§ DESCRIPTION OF THE TASK
Look over the lines below. Report each one that includes the string "React".

§ GIVEN INFORMATION

----

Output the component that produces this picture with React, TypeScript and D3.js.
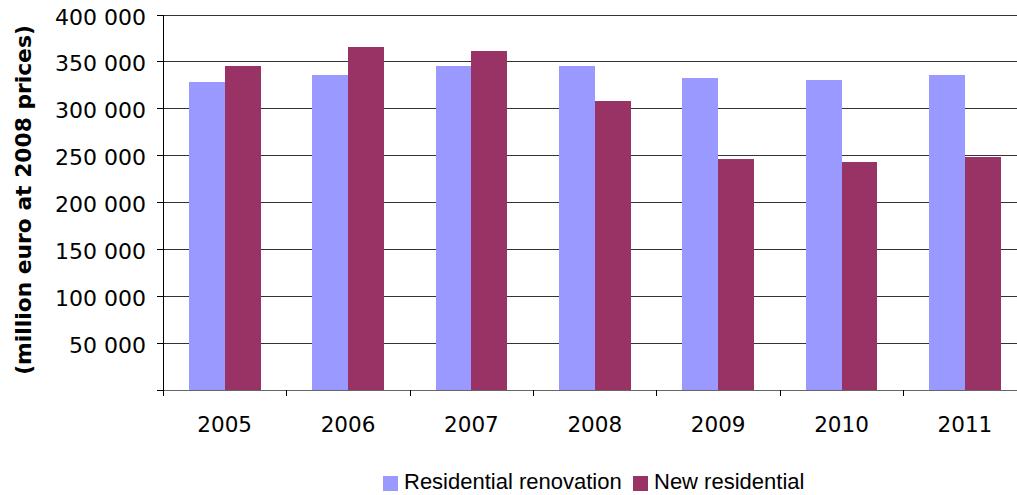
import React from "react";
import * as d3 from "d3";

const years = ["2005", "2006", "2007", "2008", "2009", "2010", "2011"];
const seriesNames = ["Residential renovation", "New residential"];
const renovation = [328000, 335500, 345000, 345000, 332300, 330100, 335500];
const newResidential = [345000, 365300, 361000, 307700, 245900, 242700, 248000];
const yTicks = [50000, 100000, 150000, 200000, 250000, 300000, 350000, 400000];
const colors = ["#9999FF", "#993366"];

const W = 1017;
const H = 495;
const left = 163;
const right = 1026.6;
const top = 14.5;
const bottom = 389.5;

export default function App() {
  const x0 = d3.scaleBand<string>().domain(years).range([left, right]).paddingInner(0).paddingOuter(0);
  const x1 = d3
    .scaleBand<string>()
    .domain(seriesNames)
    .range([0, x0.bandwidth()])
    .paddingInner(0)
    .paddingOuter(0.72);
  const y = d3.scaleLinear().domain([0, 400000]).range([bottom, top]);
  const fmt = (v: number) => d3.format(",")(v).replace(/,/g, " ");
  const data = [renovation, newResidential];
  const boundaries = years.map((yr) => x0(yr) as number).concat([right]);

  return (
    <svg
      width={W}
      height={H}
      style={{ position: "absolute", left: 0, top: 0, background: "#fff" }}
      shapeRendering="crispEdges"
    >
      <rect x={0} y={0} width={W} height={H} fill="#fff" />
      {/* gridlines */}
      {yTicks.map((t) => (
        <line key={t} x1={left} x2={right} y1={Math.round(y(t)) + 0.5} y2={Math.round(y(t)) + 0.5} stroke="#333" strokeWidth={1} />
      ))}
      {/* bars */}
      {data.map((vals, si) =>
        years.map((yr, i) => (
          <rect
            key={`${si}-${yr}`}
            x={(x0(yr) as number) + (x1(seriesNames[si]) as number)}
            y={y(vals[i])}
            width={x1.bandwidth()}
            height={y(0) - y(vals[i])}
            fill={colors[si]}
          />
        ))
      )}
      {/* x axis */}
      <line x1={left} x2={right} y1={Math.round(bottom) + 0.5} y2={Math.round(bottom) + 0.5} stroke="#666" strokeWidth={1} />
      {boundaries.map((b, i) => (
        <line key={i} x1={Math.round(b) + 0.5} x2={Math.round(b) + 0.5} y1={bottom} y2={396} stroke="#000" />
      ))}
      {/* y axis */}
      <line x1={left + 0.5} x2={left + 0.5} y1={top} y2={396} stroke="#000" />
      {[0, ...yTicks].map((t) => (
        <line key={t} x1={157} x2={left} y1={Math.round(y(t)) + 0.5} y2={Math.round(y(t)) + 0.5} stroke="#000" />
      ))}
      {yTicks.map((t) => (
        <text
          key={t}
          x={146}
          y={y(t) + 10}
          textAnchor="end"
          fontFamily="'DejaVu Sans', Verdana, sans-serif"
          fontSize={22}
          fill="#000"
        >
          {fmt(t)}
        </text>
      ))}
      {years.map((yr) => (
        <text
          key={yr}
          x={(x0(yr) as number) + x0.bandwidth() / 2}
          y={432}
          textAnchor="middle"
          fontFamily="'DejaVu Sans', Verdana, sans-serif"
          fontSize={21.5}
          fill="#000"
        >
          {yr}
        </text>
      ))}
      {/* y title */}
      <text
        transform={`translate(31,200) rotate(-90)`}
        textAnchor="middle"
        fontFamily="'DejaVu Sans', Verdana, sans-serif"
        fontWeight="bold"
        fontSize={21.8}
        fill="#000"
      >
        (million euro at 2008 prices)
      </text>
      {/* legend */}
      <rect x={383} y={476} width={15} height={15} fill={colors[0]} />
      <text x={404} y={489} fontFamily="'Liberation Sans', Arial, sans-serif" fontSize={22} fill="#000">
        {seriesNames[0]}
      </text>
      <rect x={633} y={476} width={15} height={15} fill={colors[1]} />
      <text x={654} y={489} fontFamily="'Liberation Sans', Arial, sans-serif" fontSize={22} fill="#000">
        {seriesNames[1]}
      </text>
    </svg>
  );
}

----

§ TASK OUTPUT
Output the component that produces this picture with React, TypeScript and D3.js.
import React from "react";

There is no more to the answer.